■ Problem requirements:
Your task is to retype the lines from the opening of the material through the line that includes "(0,0) rectangle (595.2pt,234.2pt);". Do not copy the pictures.

■ Dataset section:
───

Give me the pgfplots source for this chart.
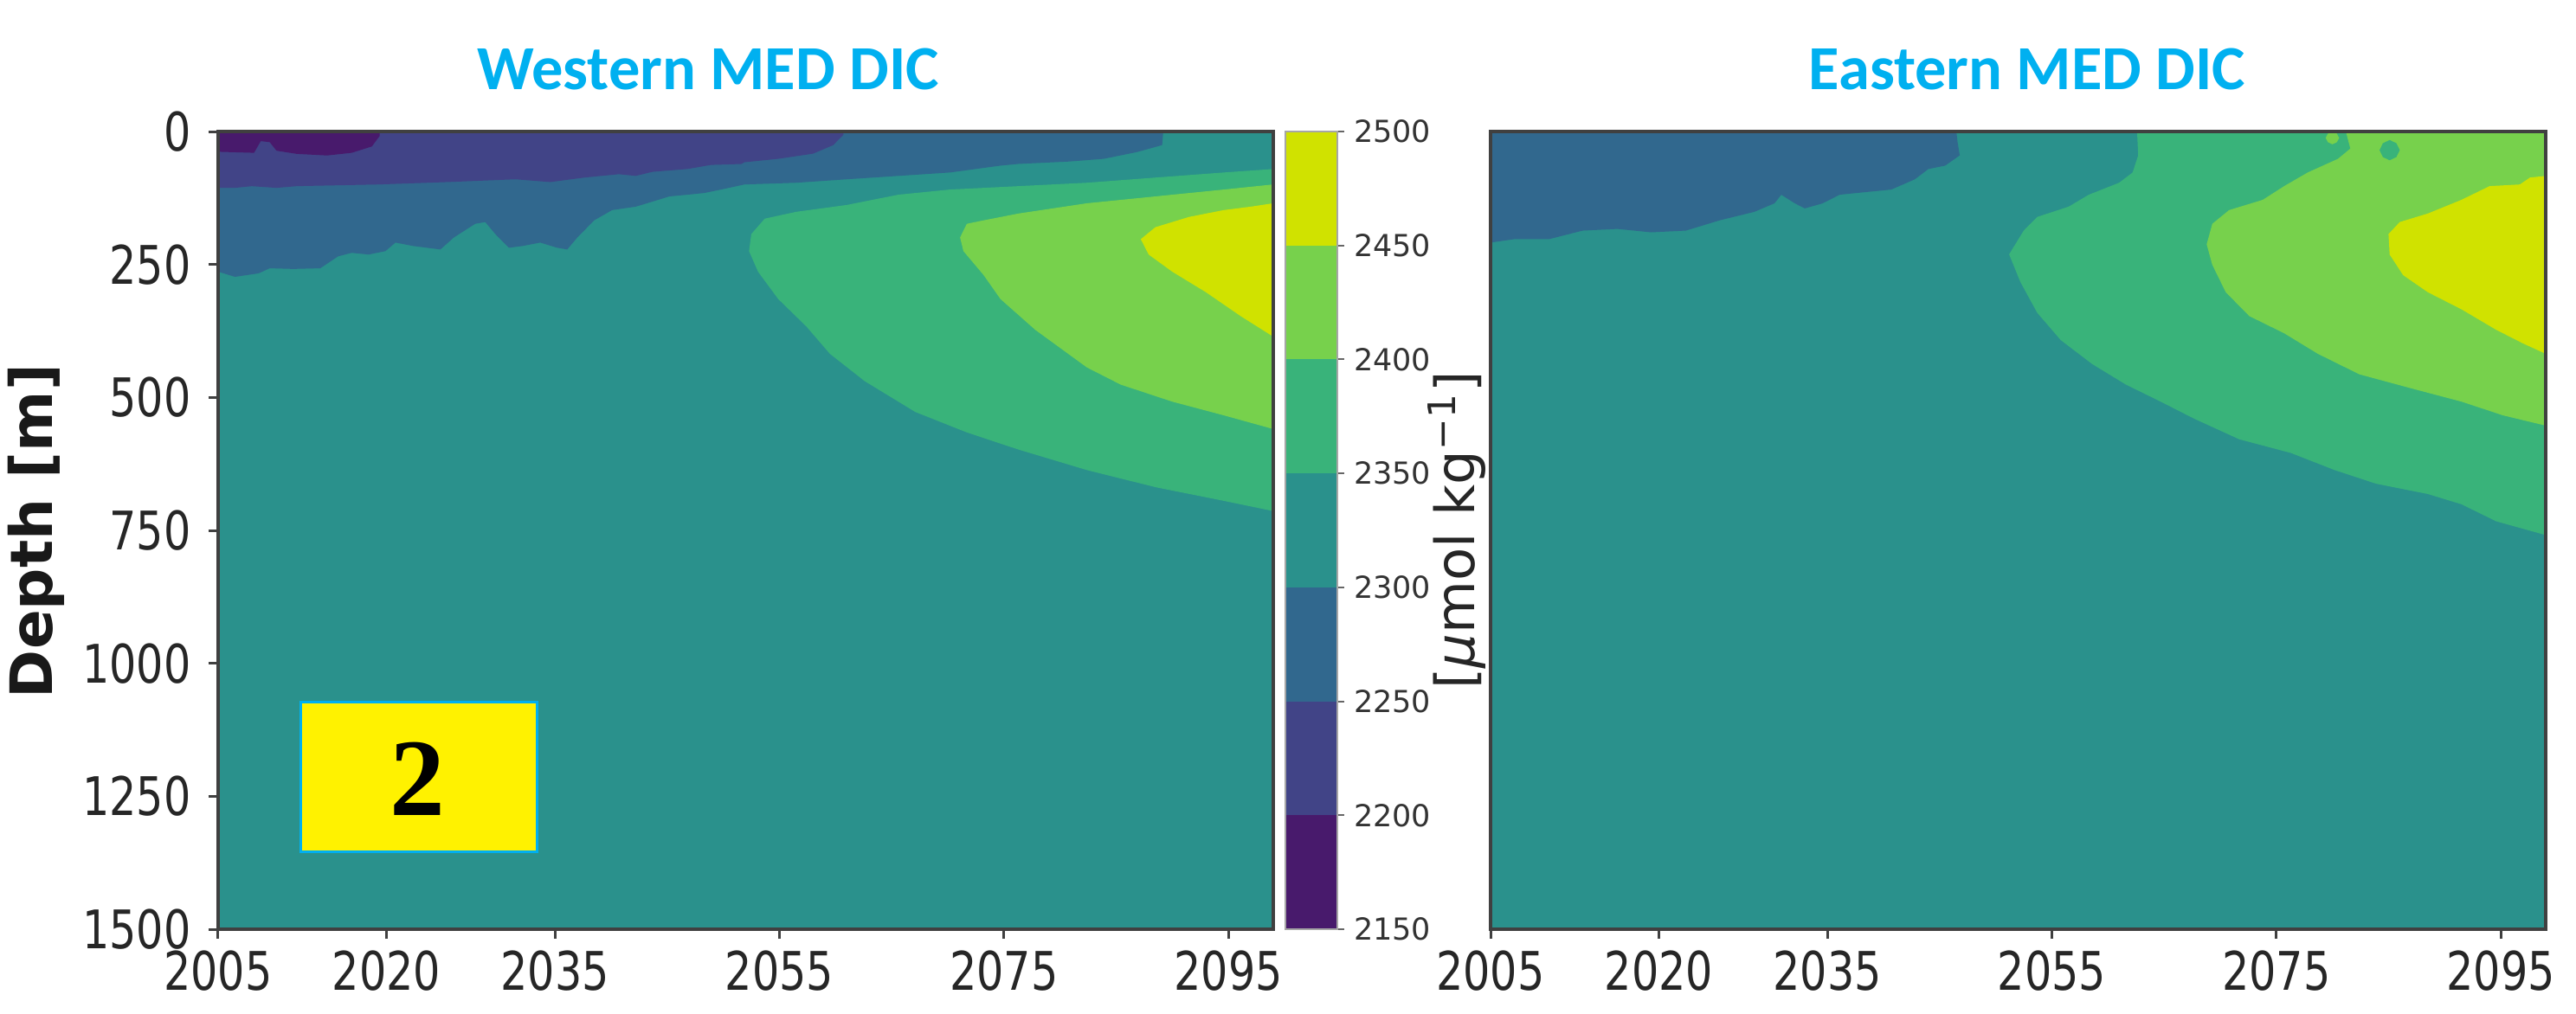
\documentclass[border=0pt]{standalone}
\usepackage{pgfplots}
\pgfplotsset{compat=1.18}
\usepackage{fontspec}
\setmainfont{DejaVu Sans}
\newfontfamily\tickfont[FakeStretch=0.8]{DejaVu Sans}
\newfontfamily\cbfont{DejaVu Sans}
\newfontfamily\titlefont{Carlito}
\newfontfamily\numfont{Liberation Serif}

% contour level colours (viridis, 2150 ... 2500 in steps of 50)
\definecolor{lvA}{HTML}{481A6C}
\definecolor{lvB}{HTML}{414487}
\definecolor{lvC}{HTML}{31688E}
\definecolor{lvD}{HTML}{2A918C}
\definecolor{lvE}{HTML}{39B37A}
\definecolor{lvF}{HTML}{77D14C}
\definecolor{lvG}{HTML}{D0E200}
\definecolor{ttl}{HTML}{00B0F0}

\pgfplotsset{
  panel/.style={
    scale only axis, width=243.8pt, height=184.4pt,
    xmin=2005, xmax=2099, ymin=0, ymax=1500, y dir=reverse,
    axis background/.style={fill=lvD},
    axis on top,
    axis line style={black!75, line width=0.9pt},
    tick align=outside, major tick length=2.2pt,
    tick style={black!75, line width=0.6pt},
    xtick pos=left, ytick pos=left,
    xtick={2005,2020,2035,2055,2075,2095},
    ytick={0,250,...,1500},
    /pgf/number format/assume math mode=true,
    /pgf/number format/1000 sep={},
    tick label style={font=\tickfont\fontsize{12.3}{14}\selectfont, text=black!85, inner sep=0pt},
    xticklabel style={yshift=-2.5pt},
    yticklabel style={xshift=-3.9pt},
  },
  region/.style={draw=none, fill=#1, forget plot},
}

\begin{document}
\begin{tikzpicture}
\useasboundingbox (0,0) rectangle (595.2pt,234.2pt);

% ---------------- Western Mediterranean ----------------
\begin{axis}[panel, at={(50.4pt,19.4pt)}, anchor=south west]
% 2250-2300
\addplot[region=lvC] coordinates {(2005,0) (2089.2,0) (2089.1,25.5) (2086.9,38.4) (2083.9,51.3) (2080.8,56.4) (2076.3,60.9) (2074.7,64.1) (2070.2,77) (2065.6,83.4) (2061.0,89.8) (2056.5,96.3) (2051.9,99.5) (2049.8,109.1) (2048.3,115.6) (2046.8,118.8) (2045.2,122.0) (2043.7,131.7) (2042.2,141.3) (2040.1,147.7) (2038.5,167.0) (2037.0,199.2) (2036.1,221.7) (2035.2,218.5) (2033.7,208.8) (2032.1,215.3) (2030.9,218.5) (2029.7,192.8) (2028.8,170.2) (2027.9,173.5) (2026.0,199.2) (2024.8,221.7) (2022.4,215.3) (2020.8,208.8) (2019.9,224.9) (2018.4,231.3) (2016.9,228.1) (2015.7,234.6) (2014.1,257.1) (2011.7,258.4) (2009.6,257.1) (2008.6,266.7) (2006.5,273.2) (2005,263.5)} --cycle;
% 2200-2250
\addplot[region=lvB] coordinates {(2005,0) (2060.7,0) (2060.7,6) (2059.8,25.5) (2058.0,41.6) (2054.9,51.3) (2051.9,57.7) (2051.6,61) (2048.9,62.8) (2046.8,70.5) (2043.7,75.7) (2042.2,83.4) (2040.7,80.2) (2037.6,86.6) (2034.6,95) (2031.5,89.8) (2025.4,95) (2019.3,99.5) (2012.0,102.7) (2010.2,105.9) (2008.0,102.7) (2006.5,105.9) (2005,105.9)} --cycle;
% 2150-2200
\addplot[region=lvA] coordinates {(2005,0) (2019.4,0) (2019.4,8) (2018.7,28) (2016.9,40) (2014.7,45) (2012.0,42) (2010.2,36) (2009.6,20) (2008.8,18) (2008.2,40) (2005,38)} --cycle;
% 2350-2400
\addplot[region=lvE] coordinates {(2099,70.5) (2094.6,77) (2088.5,86.6) (2082.4,96.3) (2076.3,102.7) (2070.2,109.1) (2065.6,118.8) (2061.0,138.1) (2056.5,151) (2053.7,163.8) (2052.5,192.8) (2052.3,224.9) (2053.1,263.5) (2054.9,315) (2057.4,366.4) (2059.5,417.9) (2062.6,469.3) (2067.1,527.2) (2071.7,565.8) (2076.3,598) (2082.4,636.6) (2088.5,668.7) (2094.6,694.5) (2099,713.7)} --cycle;
% 2400-2450
\addplot[region=lvF] coordinates {(2099,99.5) (2094.6,109.1) (2088.5,122) (2082.4,134.9) (2076.3,154.2) (2073.2,167) (2071.7,173.5) (2071.1,199.2) (2071.4,224.9) (2073.2,270) (2074.7,315) (2077.8,372.9) (2082.4,443.6) (2085.4,475.8) (2090.0,507.9) (2094.6,533.7) (2099,559.4)} --cycle;
% 2450-2500
\addplot[region=lvG] coordinates {(2099,134.9) (2097.0,141.3) (2094.6,147.7) (2091.5,160.6) (2088.5,179.9) (2087.2,202.4) (2087.9,231.3) (2090.0,263.5) (2093.0,302.1) (2096.1,347.1) (2099,385.7)} --cycle;
\end{axis}

% ---------------- colour bar ----------------
\begin{axis}[at={(297pt,19.4pt)}, anchor=south west,
  scale only axis, width=12pt, height=184.4pt,
  xmin=0, xmax=1, ymin=2150, ymax=2500,
  xtick=\empty, ytick={2150,2200,...,2500},
  ytick pos=right, yticklabel pos=right,
  tick align=outside, major tick length=1.5pt,
  tick style={black!60, line width=0.4pt},
  axis line style={black!35, line width=0.4pt},
  axis on top,
  /pgf/number format/assume math mode=true,
  /pgf/number format/1000 sep={},
  yticklabel style={font=\cbfont\fontsize{7}{8}\selectfont, text=black!80, inner sep=0pt, xshift=2.1pt},
]
\addplot[region=lvA] coordinates {(0,2150) (1,2150) (1,2200) (0,2200)} --cycle;
\addplot[region=lvB] coordinates {(0,2200) (1,2200) (1,2250) (0,2250)} --cycle;
\addplot[region=lvC] coordinates {(0,2250) (1,2250) (1,2300) (0,2300)} --cycle;
\addplot[region=lvD] coordinates {(0,2300) (1,2300) (1,2350) (0,2350)} --cycle;
\addplot[region=lvE] coordinates {(0,2350) (1,2350) (1,2400) (0,2400)} --cycle;
\addplot[region=lvF] coordinates {(0,2400) (1,2400) (1,2450) (0,2450)} --cycle;
\addplot[region=lvG] coordinates {(0,2450) (1,2450) (1,2500) (0,2500)} --cycle;
\end{axis}

% ---------------- Eastern Mediterranean ----------------
\begin{axis}[panel, at={(344.4pt,19.4pt)}, anchor=south west, ytick=\empty]
% 2250-2300
\addplot[region=lvC] coordinates {(2005,0) (2046.5,0) (2046.6,19.1) (2046.8,44.8) (2045.5,64.1) (2044.0,70.5) (2042.8,89.8) (2040.7,109.1) (2037.6,115.6) (2036.1,118.8) (2034.6,134.9) (2033.0,144.5) (2032.1,134.9) (2030.9,118.8) (2030.3,134.9) (2028.5,151) (2025.4,167) (2022.4,186.3) (2019.3,189.5) (2016.3,183.1) (2013.2,186.3) (2010.2,202.4) (2007.1,202.4) (2005,208.8)} --cycle;
% 2350-2400
\addplot[region=lvE] coordinates {(2062.6,0) (2062.7,44.8) (2062.2,77) (2061.0,96.3) (2058.3,118.8) (2056.5,141.3) (2053.7,160.6) (2052.5,186.3) (2051.2,231) (2052.2,282.8) (2053.7,340.7) (2055.8,392.2) (2058.6,437.2) (2061.6,475.8) (2064.7,507.9) (2067.7,540.1) (2071.7,578.7) (2076.3,604.4) (2080.2,636.6) (2083.9,662.3) (2088.5,681.6) (2091.5,700.9) (2094.6,733) (2099,758.8) (2099,0)} --cycle;
% 2400-2450
\addplot[region=lvF] coordinates {(2081.2,0) (2081.6,32) (2080.5,51.3) (2077.8,77) (2075.7,102.7) (2073.8,128.4) (2070.8,147.7) (2069.3,173.5) (2068.8,212.1) (2069.3,250.6) (2070.5,302.1) (2072.6,347.1) (2075.7,379.3) (2078.7,417.9) (2082.4,456.5) (2086.9,482.2) (2091.5,507.9) (2095.2,533.7) (2099,553) (2099,0)} --cycle;
\addplot[region=lvF] coordinates {(2080.6,12) (2080.4,20) (2080.0,24) (2079.6,20) (2079.4,12) (2079.6,4) (2080.0,0) (2080.4,4)} --cycle;
\addplot[region=lvE] coordinates {(2086.0,35) (2085.7,48) (2085.1,54) (2084.5,48) (2084.2,35) (2084.5,22) (2085.1,16) (2085.7,22)} --cycle;
% 2450-2500
\addplot[region=lvG] coordinates {(2099,83.4) (2097.6,86.6) (2096.7,99.5) (2094.0,102.7) (2091.5,128.4) (2088.5,154.2) (2086.0,170.2) (2085.0,192.8) (2085.1,231.3) (2086.3,270) (2088.5,302.1) (2091.5,334.3) (2094.6,372.9) (2097.0,398.6) (2099,417.9)} --cycle;
\end{axis}

% titles and labels
\node[anchor=base, text=ttl, font=\titlefont\bfseries\fontsize{14.5}{17}\selectfont] at (163.6pt,213.6pt) {Western MED DIC};
\node[anchor=base, text=ttl, font=\titlefont\bfseries\fontsize{14.5}{17}\selectfont] at (468.4pt,213.6pt) {Eastern MED DIC};
\node[rotate=90, font=\bfseries\fontsize{13.5}{16}\selectfont, text=black!90] at (8.4pt,111.4pt) {Depth [m]};
\node[rotate=90, font=\cbfont\fontsize{12.5}{15}\selectfont, text=black!85] at (336.6pt,111.6pt) {[{\itshape μ}mol kg\textsuperscript{−1}]};

% panel number
\node[draw=ttl, line width=0.6pt, fill=yellow, minimum width=54.6pt, minimum height=34.6pt, inner sep=0pt] at (96.7pt,54.7pt) {};
\node[inner sep=0pt, font=\numfont\bfseries\fontsize{25.5}{28}\selectfont] at (96.4pt,54.2pt) {2};
\end{tikzpicture}
\end{document}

───

■ Finished exercise:
Give me the pgfplots source for this chart.
\documentclass[border=0pt]{standalone}
\usepackage{pgfplots}
\pgfplotsset{compat=1.18}
\usepackage{fontspec}
\setmainfont{DejaVu Sans}
\newfontfamily\tickfont[FakeStretch=0.8]{DejaVu Sans}
\newfontfamily\cbfont{DejaVu Sans}
\newfontfamily\titlefont{Carlito}
\newfontfamily\numfont{Liberation Serif}

% contour level colours (viridis, 2150 ... 2500 in steps of 50)
\definecolor{lvA}{HTML}{481A6C}
\definecolor{lvB}{HTML}{414487}
\definecolor{lvC}{HTML}{31688E}
\definecolor{lvD}{HTML}{2A918C}
\definecolor{lvE}{HTML}{39B37A}
\definecolor{lvF}{HTML}{77D14C}
\definecolor{lvG}{HTML}{D0E200}
\definecolor{ttl}{HTML}{00B0F0}

\pgfplotsset{
  panel/.style={
    scale only axis, width=243.8pt, height=184.4pt,
    xmin=2005, xmax=2099, ymin=0, ymax=1500, y dir=reverse,
    axis background/.style={fill=lvD},
    axis on top,
    axis line style={black!75, line width=0.9pt},
    tick align=outside, major tick length=2.2pt,
    tick style={black!75, line width=0.6pt},
    xtick pos=left, ytick pos=left,
    xtick={2005,2020,2035,2055,2075,2095},
    ytick={0,250,...,1500},
    /pgf/number format/assume math mode=true,
    /pgf/number format/1000 sep={},
    tick label style={font=\tickfont\fontsize{12.3}{14}\selectfont, text=black!85, inner sep=0pt},
    xticklabel style={yshift=-2.5pt},
    yticklabel style={xshift=-3.9pt},
  },
  region/.style={draw=none, fill=#1, forget plot},
}

\begin{document}
\begin{tikzpicture}
\useasboundingbox (0,0) rectangle (595.2pt,234.2pt);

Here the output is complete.